I'm certainly intrigued to know how the would-be assassin was "brought" here by the general...
As for a "war between the States" implying separate entities - well, yes and no. There are nation-states, which are separate entities, but there are the United States, and it is perfectly valid to call it a "war between the States" (though arguably it should be "the war between one group of States and another group of States").
So I'd suggest that both terms are valid and that throwing "nutjob" into the mix kind of doesn't help..
Sometimes, though, I do wish you guys would call it "the American Civil War" rather than just "the Civil War". I mean, we had our own Civil War wayyyy before yours, but we have the grace to recognise it was of little interest to anyone else and term it "the English Civil War".

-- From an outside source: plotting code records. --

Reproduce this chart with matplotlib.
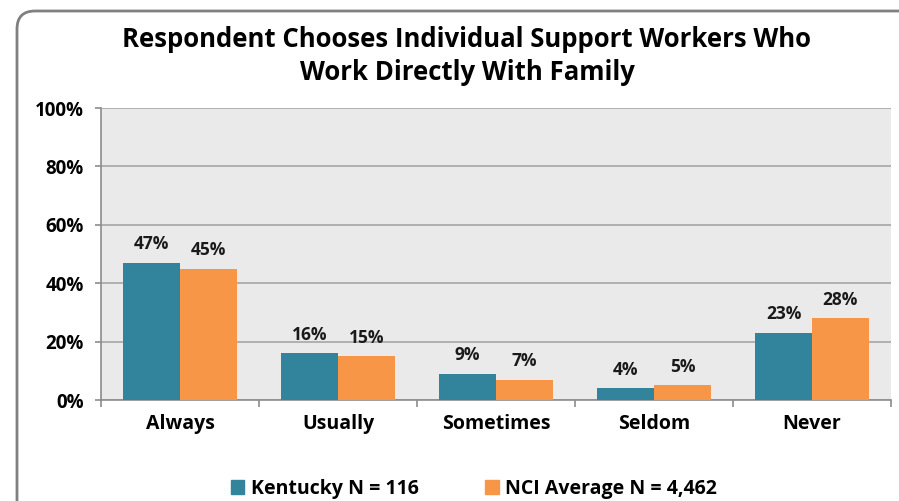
import numpy as np
import matplotlib.pyplot as plt
from matplotlib.patches import FancyBboxPatch, Patch

# Data
categories = ["Always", "Usually", "Sometimes", "Seldom", "Never"]
kentucky = [47, 16, 9, 4, 23]
nci_avg = [45, 15, 7, 5, 28]
series_names = ["Kentucky N = 116", "NCI Average N = 4,462"]
y_ticks = [0, 20, 40, 60, 80, 100]

TEAL = "#31849b"
ORANGE = "#f79646"
FONT = "Open Sans"

W, H = 899, 501
fig = plt.figure(figsize=(W / 100, H / 100), dpi=100)

# background axes in pixel coords for the rounded frame
bg = fig.add_axes([0, 0, 1, 1])
bg.set_xlim(0, W)
bg.set_ylim(H, 0)
bg.axis("off")
frame = FancyBboxPatch((17, 11), W + 40, H + 40,
                       boxstyle="round,pad=0,rounding_size=18",
                       fill=False, edgecolor="#808080", linewidth=2)
bg.add_patch(frame)

ax = fig.add_axes([101 / W, 1 - 400 / H, (891 - 101) / W, (400 - 108) / H])
ax.set_facecolor("#eaeaea")

x = np.arange(len(categories))
w = 0.36
b1 = ax.bar(x - w / 2, kentucky, w, color=TEAL, zorder=3)
b2 = ax.bar(x + w / 2, nci_avg, w, color=ORANGE, zorder=3)

for bars, vals in [(b1, kentucky), (b2, nci_avg)]:
    for bar, v in zip(bars, vals):
        ax.text(bar.get_x() + bar.get_width() / 2, v + 6.3, f"{v}%",
                ha="center", va="center", fontsize=12.5, fontweight="bold",
                family=FONT, color="#1a1a1a")

ax.set_xlim(-0.5, len(categories) - 0.5)
ax.set_ylim(0, 100)
ax.set_yticks(y_ticks)
ax.set_yticklabels([f"{t}%" for t in y_ticks], fontsize=13.5, fontweight="bold",
                   family=FONT)
ax.yaxis.grid(True, color="#a6a6a6", linewidth=1.2, zorder=0)
ax.set_axisbelow(True)

ax.set_xticks(x)
ax.set_xticklabels(categories, fontsize=14, fontweight="bold", family=FONT)
ax.tick_params(axis="x", length=0, pad=10)
ax.set_xticks(np.arange(len(categories) + 1) - 0.5, minor=True)
ax.tick_params(axis="x", which="minor", length=5, color="#8c8c8c", width=1.2)
ax.tick_params(axis="y", length=4.5, color="#8c8c8c", width=1.2, pad=8)

for side in ["top", "right"]:
    ax.spines[side].set_visible(False)
for side in ["left", "bottom"]:
    ax.spines[side].set_color("#8c8c8c")
    ax.spines[side].set_linewidth(1.2)

fig.text(467 / W, 1 - 56 / H,
         "Respondent Chooses Individual Support Workers Who\nWork Directly With Family",
         ha="center", va="center", fontsize=18.5, fontweight="bold", family=FONT,
         linespacing=1.25)

handles = [Patch(color=TEAL), Patch(color=ORANGE)]
fig.legend(handles, series_names, loc="center", bbox_to_anchor=(474 / W, 1 - 489 / H),
           ncol=2, frameon=False, handlelength=0.7, handleheight=0.7,
           handletextpad=0.35, columnspacing=3.4,
           prop={"family": FONT, "weight": "bold", "size": 14})

fig.savefig("out.png", dpi=100)
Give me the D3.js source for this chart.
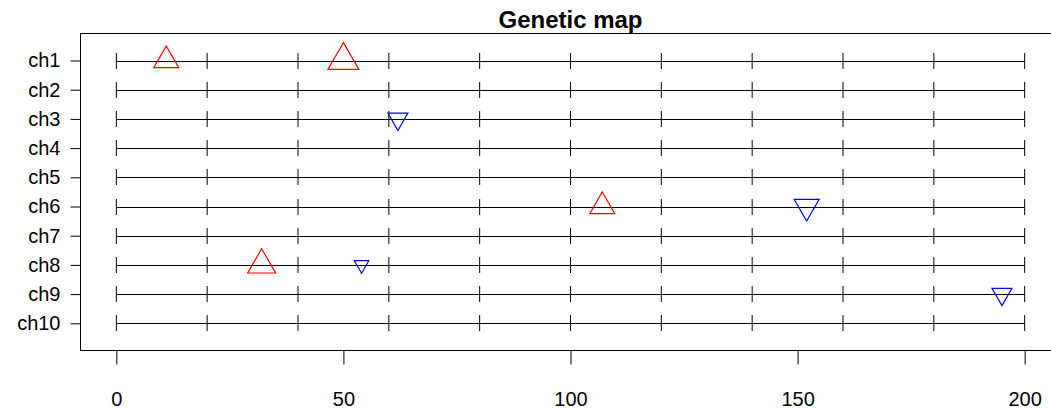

Tch. will probably be happy that I stopped using my history book's term for that 1776 event -- "the Revolutionary War" -- and now call it "the American Revolution" .
Anyway -- getting what you need, whyfo?
Words like
colonnade... is this a place of columns?
insurgency... my brain thought 'urgency' (obviously not)
I really liked the feel of, "he felt a shadow detach itself..."
Nice feel... painted a very specific picture for me, which is one reason why I would keep reading even though I wasn't sure what was going on.
Oh, By the way... your "thought" is missing its 't'. =)
-drahm
Now to the writing. Revolution would sound better, but it all depends on the POVs opinion of the "movement".
Oh, and I'm almost certain General George S. Patton used the line "So it begins." Maybe it was someone else.
[This message has been edited by Green_Writer (edited January 11, 2007).]
England didn't officially recognize the Confederacy as an independent nation, though English courts did uphold the claim that, with respect to the laws governing maritime commerce, the United States had de facto recognized the Confederacy as an independent navel power by virtue of imposing a blockade on Confederate ports. I find that claim...suspect. It's like saying that, by having a Coast Guard and enforcing restrictions on smuggling of illicit goods, the U.S. therefore acknowledges the flags of any criminal organization which attempts to move contraband through our territorial waters.
"Insurgency" is a bit dry and technical, or at least it's supposed to be. It simply means a resistance movement that arises entirely out of the local population. Calling it a "rebellion" or "revolution" or whatever will probably help build your POV some. On the other hand, maybe he does regard it as simply being an insurgency, if he has no particular attachment to the goals of the contest.